Earlier this week, heavily armed RCMP officers began tearing those down and arresting Wetsu’we’ten people.
The provincial and federal governments support the police action, which resulted from an interim injunction granted to Coastal GasLink. Prime Minister Justin Trudeau said Wednesday that the situation wasn’t “ideal,” but that the rule of law must be upheld.
The company, which has contracts worth $620 million signed by elected chiefs and councillors from along the 670-kilometre route, was granted the injunction in December by the B.C. Supreme Court.
“When you look at the political world and the relationship between First Nations and the Crown, there’s a mighty struggle going on between two world views,” Miles Richardson, former head of the B.C. Treaty Commission and former head of the Haida First Nation, said in an interview.
“There’s the Indigenous worldview manifested in the nation-to-nation commitment, and the colonial view, a 200-year-old, failed policy that was denounced by the Truth and Reconciliation Commission and apologized for.”
Satsan, a Wetsu’we’ten hereditary chief who spoke for his people before the Supreme Court of Canada 21 years ago in the Gisday’wa case, was more blunt.
“What is happening now is unlawful and unconstitutional,” said Satsan, who goes by a single name. “They can say until run out of breath that they have band councils on their side. But that doesn’t satisfy the court-ordered requirement to do meaningful consultation and accommodation because the government can’t use its own legislation to justify infringement.”

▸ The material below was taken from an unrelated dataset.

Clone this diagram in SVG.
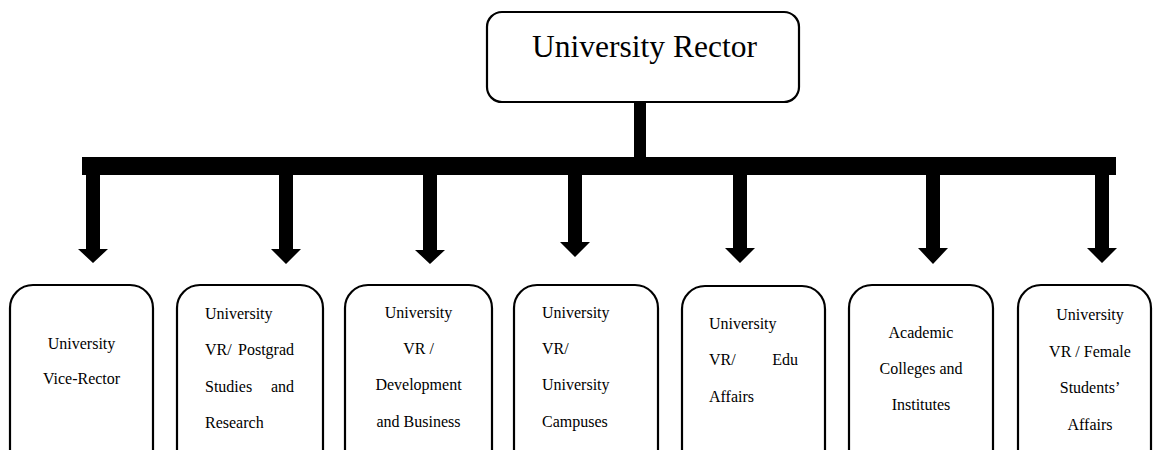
<svg xmlns="http://www.w3.org/2000/svg" width="1153" height="450" viewBox="0 0 1153 450">
<style>
.box{fill:#fff;stroke:#000;stroke-width:2.2}
.t{font-family:"Liberation Serif","Times New Roman",serif;font-size:16px;fill:#000}
.big{font-family:"Liberation Serif","Times New Roman",serif;font-size:31.5px;fill:#000}
.c{text-anchor:middle}
.e{text-anchor:end}
.con{fill:#000}
</style>
<rect width="1153" height="450" fill="#fff"/>
<g id="connectors" class="con">
<rect x="634" y="102" width="12" height="56"/>
<rect x="82" y="157" width="1034" height="18"/>
<path d="M86,175 H100 V249 H108 L93,263 L78,249 H86 Z"/>
<path d="M279,175 H293 V249 H301 L286,264 L271,249 H279 Z"/>
<path d="M423,175 H437 V250 H445 L430,264 L415,250 H423 Z"/>
<path d="M568,175 H582 V242 H590 L575,257 L560,242 H568 Z"/>
<path d="M733,175 H747 V248 H755 L740,263 L725,248 H733 Z"/>
<path d="M926,175 H940 V248 H948 L933,264 L918,248 H926 Z"/>
<path d="M1095,175 H1109 V248 H1117 L1102,263 L1087,248 H1095 Z"/>
</g>
<g id="rector">
<rect class="box" x="487" y="12" width="312" height="90" rx="15"/>
<text class="big c" x="644.5" y="57">University Rector</text>
</g>
<g id="vice-rector">
<rect class="box" x="10" y="285" width="143" height="200" rx="23"/>
<text class="t c" x="81.5" y="349">University</text>
<text class="t c" x="81.5" y="384">Vice-Rector</text>
</g>
<g id="vr-postgrad">
<rect class="box" x="177" y="285" width="146" height="200" rx="23"/>
<text class="t" x="205" y="319">University</text>
<text class="t" x="205" y="355">VR/</text>
<text class="t e" x="294" y="355">Postgrad</text>
<text class="t" x="205" y="392">Studies</text>
<text class="t e" x="294" y="392">and</text>
<text class="t" x="205" y="428">Research</text>
</g>
<g id="vr-development">
<rect class="box" x="345" y="285" width="147" height="200" rx="23"/>
<text class="t c" x="418.5" y="318">University</text>
<text class="t c" x="418.5" y="354">VR /</text>
<text class="t c" x="418.5" y="390">Development</text>
<text class="t c" x="418.5" y="427">and Business</text>
</g>
<g id="vr-campuses">
<rect class="box" x="514" y="285" width="144" height="200" rx="23"/>
<text class="t" x="542" y="318">University</text>
<text class="t" x="542" y="354">VR/</text>
<text class="t" x="542" y="390">University</text>
<text class="t" x="542" y="427">Campuses</text>
</g>
<g id="vr-edu">
<rect class="box" x="682" y="286" width="143" height="200" rx="23"/>
<text class="t" x="709" y="329">University</text>
<text class="t" x="709" y="365">VR/</text>
<text class="t e" x="798" y="365">Edu</text>
<text class="t" x="709" y="402">Affairs</text>
</g>
<g id="colleges">
<rect class="box" x="849" y="285" width="144" height="200" rx="23"/>
<text class="t c" x="921" y="338">Academic</text>
<text class="t c" x="921" y="374">Colleges and</text>
<text class="t c" x="921" y="410">Institutes</text>
</g>
<g id="vr-female">
<rect class="box" x="1018" y="285" width="133" height="200" rx="23"/>
<text class="t c" x="1090" y="320">University</text>
<text class="t c" x="1090" y="357">VR / Female</text>
<text class="t c" x="1090" y="393">Students’</text>
<text class="t c" x="1090" y="430">Affairs</text>
</g>
</svg>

Among the key decisions behind this clash are the 1997 Supreme Court of Canada decision on the Delgamuukw/Gisday’wa case and, more recently, rulings involving the Haida and Tsilhqot’in (Chilcotin). Those rulings determined that Indigenous people retain title to all of their traditional territories (except where the land has been ceded to the Crown).
The court has recognized the continued existence of traditional forms of government, which on the West Coast means a clan system with hereditary chiefs. And it has urged governments to reconcile with Indigenous people by negotiating with them on a nation-to-nation basis through meaningful consultation and accommodation.
Based on those rulings, all of the Wetsu’we’ten hereditary chiefs and many other Indigenous leaders insist that elected band councils have no authority to negotiate or sign land-use agreements, even if the resulting contracts provide substantial benefits.